## AVAILABLE DATA
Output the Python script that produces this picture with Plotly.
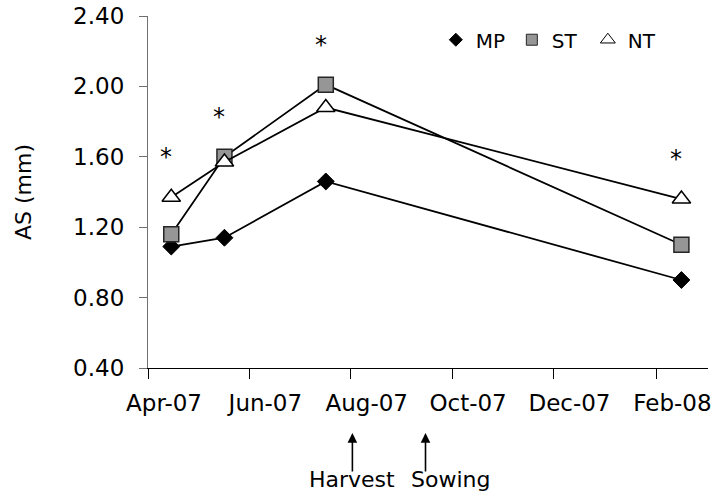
import plotly.graph_objects as go

# ---- data ----
dates = ['2007-04-15', '2007-05-17', '2007-07-17', '2008-02-16']
mp = [1.09, 1.14, 1.46, 0.90]
st = [1.16, 1.60, 2.01, 1.10]
nt = [1.37, 1.57, 1.88, 1.36]
sig_dates = ['2007-04-15', '2007-05-17', '2007-07-17', '2008-02-16']
event_dates = ['2007-08-02', '2007-09-15']
event_labels = ['Harvest', 'Sowing']
y_ticks = [0.4, 0.8, 1.2, 1.6, 2.0, 2.4]

FONT = 'DejaVu Sans'

fig = go.Figure()

series = [
    ('MP', mp, dict(symbol='diamond', size=13, color='black', line=dict(color='black', width=1))),
    ('ST', st, dict(symbol='square', size=15, color='#969696', line=dict(color='#262626', width=1.5))),
    ('NT', nt, dict(symbol='triangle-up', size=16, color='white', line=dict(color='black', width=1.5))),
]
legend_markers = {
    'MP': dict(symbol='diamond', size=10, color='black', line=dict(color='black', width=1)),
    'ST': dict(symbol='square', size=11, color='#969696', line=dict(color='#262626', width=1)),
    'NT': dict(symbol='triangle-up', size=13, color='white', line=dict(color='black', width=1)),
}

for name, vals, mk in series:
    fig.add_trace(go.Scatter(x=dates, y=vals, mode='lines+markers', name=name,
                             line=dict(color='black', width=1.8), marker=mk,
                             showlegend=False))
for name, _, _ in series:
    fig.add_trace(go.Scatter(x=[None], y=[None], mode='markers', name=name,
                             marker=legend_markers[name], showlegend=True))

# significance asterisks
for d, a, b, c in zip(sig_dates, mp, st, nt):
    fig.add_annotation(x=d, y=max(a, b, c), xref='x', yref='y', text='*',
                       showarrow=False, yshift=40, xshift=-5,
                       font=dict(family=FONT, size=24, color='black'))

# harvest / sowing arrows
for d in event_dates:
    fig.add_annotation(x=d, y=-0.185, xref='x', yref='paper', text='',
                       showarrow=True, ax=0, ay=40, arrowhead=2, arrowsize=1.2,
                       arrowwidth=1.6, arrowcolor='black')
fig.add_annotation(x=event_dates[0], y=-0.318, xref='x', yref='paper', text=event_labels[0],
                   showarrow=False, xanchor='center', yanchor='middle',
                   font=dict(family=FONT, size=22, color='black'))
fig.add_annotation(x=event_dates[1], y=-0.318, xref='x', yref='paper', text=event_labels[1],
                   showarrow=False, xanchor='left', yanchor='middle', xshift=-17,
                   font=dict(family=FONT, size=22, color='black'))

fig.update_layout(
    width=721, height=495,
    margin=dict(l=148, r=13, t=16, b=127, autoexpand=False),
    paper_bgcolor='white', plot_bgcolor='white',
    font=dict(family=FONT, size=22, color='black'),
    legend=dict(orientation='h', x=0.514, y=0.988, xanchor='left', yanchor='top',
                font=dict(family=FONT, size=20, color='black'),
                bgcolor='rgba(0,0,0,0)', entrywidth=31, itemwidth=30),
    xaxis=dict(type='date', range=['2007-04-01', '2008-03-03'], automargin=False,
               tick0='2007-04-01', dtick='M2', tickformat='%b-%y',
               ticks='outside', ticklen=10, tickcolor='black', tickwidth=1,
               showline=True, linecolor='black', linewidth=1.2,
               showgrid=False, zeroline=False, ticklabelshift=16, ticklabelstandoff=4,
               ticklabeloverflow='allow',
               tickfont=dict(family=FONT, size=23)),
    yaxis=dict(range=[0.4, 2.4], tickvals=y_ticks, tickformat='.2f', automargin=False,
               ticks='outside', ticklen=8, tickcolor='#707070', tickwidth=1,
               showline=True, linecolor='#707070', linewidth=1.2,
               showgrid=False, zeroline=False, ticklabelstandoff=10,
               ticklabeloverflow='allow',
               tickfont=dict(family=FONT, size=23),
               title=dict(text='AS (mm)', standoff=35, font=dict(family=FONT, size=22))),
)

# remove the browser's default 8px page margin so the figure fills the window
fig.write_html('out.html', config={'displayModeBar': False},
               post_script="document.body.style.margin='0';")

## WHAT YOU SHOULD DO
Without any pictures, reproduce the lines from the first one in the material through the line that has "font=dict(family=FONT, size=24, color='black'))", exactly as they appear.

## OUTPUT OF THE TASK
Output the Python script that produces this picture with Plotly.
import plotly.graph_objects as go

# ---- data ----
dates = ['2007-04-15', '2007-05-17', '2007-07-17', '2008-02-16']
mp = [1.09, 1.14, 1.46, 0.90]
st = [1.16, 1.60, 2.01, 1.10]
nt = [1.37, 1.57, 1.88, 1.36]
sig_dates = ['2007-04-15', '2007-05-17', '2007-07-17', '2008-02-16']
event_dates = ['2007-08-02', '2007-09-15']
event_labels = ['Harvest', 'Sowing']
y_ticks = [0.4, 0.8, 1.2, 1.6, 2.0, 2.4]

FONT = 'DejaVu Sans'

fig = go.Figure()

series = [
    ('MP', mp, dict(symbol='diamond', size=13, color='black', line=dict(color='black', width=1))),
    ('ST', st, dict(symbol='square', size=15, color='#969696', line=dict(color='#262626', width=1.5))),
    ('NT', nt, dict(symbol='triangle-up', size=16, color='white', line=dict(color='black', width=1.5))),
]
legend_markers = {
    'MP': dict(symbol='diamond', size=10, color='black', line=dict(color='black', width=1)),
    'ST': dict(symbol='square', size=11, color='#969696', line=dict(color='#262626', width=1)),
    'NT': dict(symbol='triangle-up', size=13, color='white', line=dict(color='black', width=1)),
}

for name, vals, mk in series:
    fig.add_trace(go.Scatter(x=dates, y=vals, mode='lines+markers', name=name,
                             line=dict(color='black', width=1.8), marker=mk,
                             showlegend=False))
for name, _, _ in series:
    fig.add_trace(go.Scatter(x=[None], y=[None], mode='markers', name=name,
                             marker=legend_markers[name], showlegend=True))

# significance asterisks
for d, a, b, c in zip(sig_dates, mp, st, nt):
    fig.add_annotation(x=d, y=max(a, b, c), xref='x', yref='y', text='*',
                       showarrow=False, yshift=40, xshift=-5,
                       font=dict(family=FONT, size=24, color='black'))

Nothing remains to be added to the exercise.